A scathing rebuke of the church can be warranted. Jesus certainly thought so in chapters 2 and 3 of Revelation! The answer, however, is not either / or. We don't stop warning about things to come to take care of those in need. “Woe to you, scribes and Pharisees, hypocrites! For you pay tithe of mint and anise and cummin, and have neglected the weightier matters of the law: justice and mercy and faith. These you ought to have done, without leaving the others undone. Blind guides, who strain out a gnat and swallow a camel!" (Matt. 23:23-24) Instead, we do both. And most importantly of all, we preach the true gospel (with our words, because faith comes by hearing) of Christ crucified, because regardless of one's eschatological beliefs, salvation comes through One only: by grace through faith in Jesus Christ, who paid the wages of our sin for us and rose from the dead.
Orphaned Believers is saturated with marxist ideology and the same gospel of wokeness and virtue signaling that has hijacked the hearts, minds, and language of the past decade. This made the book a chore to read. But the timing of the book is curious, as once again, each day's passing brings us nearer to Christ's return and the soon-to-be-fulfilled events that Billups critiques and disbelieves. Daily headlines show that, globally, we are catapulting towards some sort of climactic shift. It would be gravely unwise to turn a blind eye to something God cared enough to warn us about.

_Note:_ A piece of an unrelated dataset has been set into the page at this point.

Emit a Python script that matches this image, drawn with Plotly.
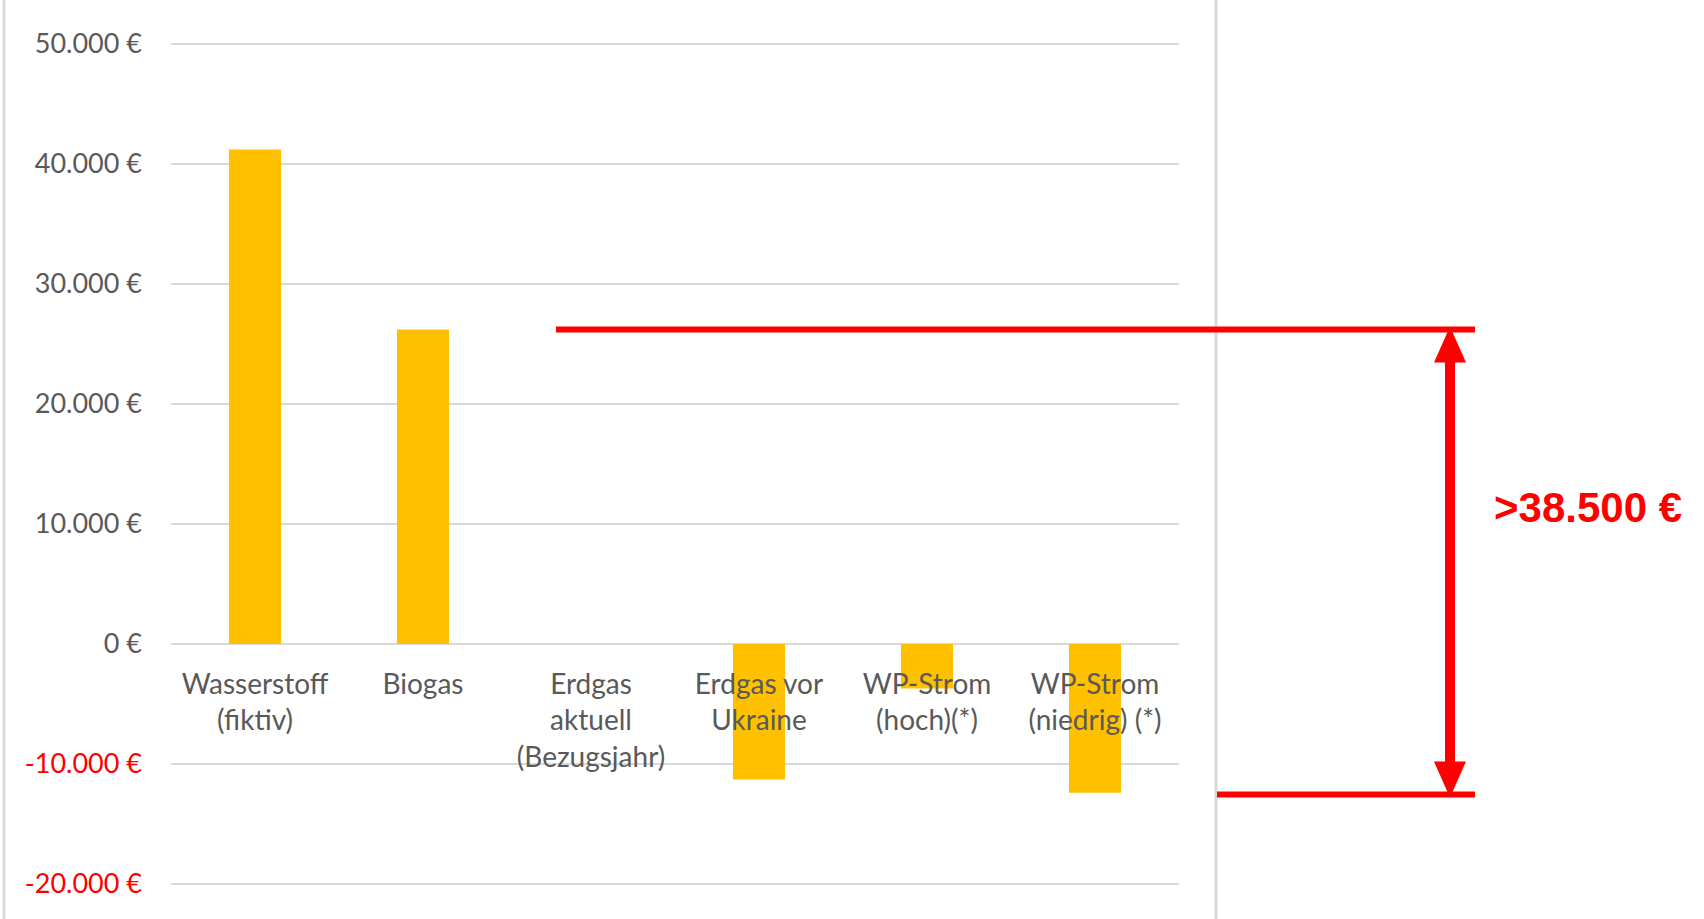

Many of us were, indeed, crippled and controlled by how last-days theology was taught and spoken of. But this doesn't make Scripture untrue. It means we need a new approach to how eschatology is taught, including what it means for our lives now. Paul suggests comfort. It's not comfort to wrap a blindfold on this generation, load ourselves up on sugar and sitcoms and good feelings because we're not like *those* Christians, and lie to people. And, essentially, that's what Orphaned Believers does. Did God really say? It was asked in the beginning in the garden. Did God really warn us about fire and smoke and brimstone? Did God really warn us about the wrath to come? Is any of it really true, after all? I mean, what is truth?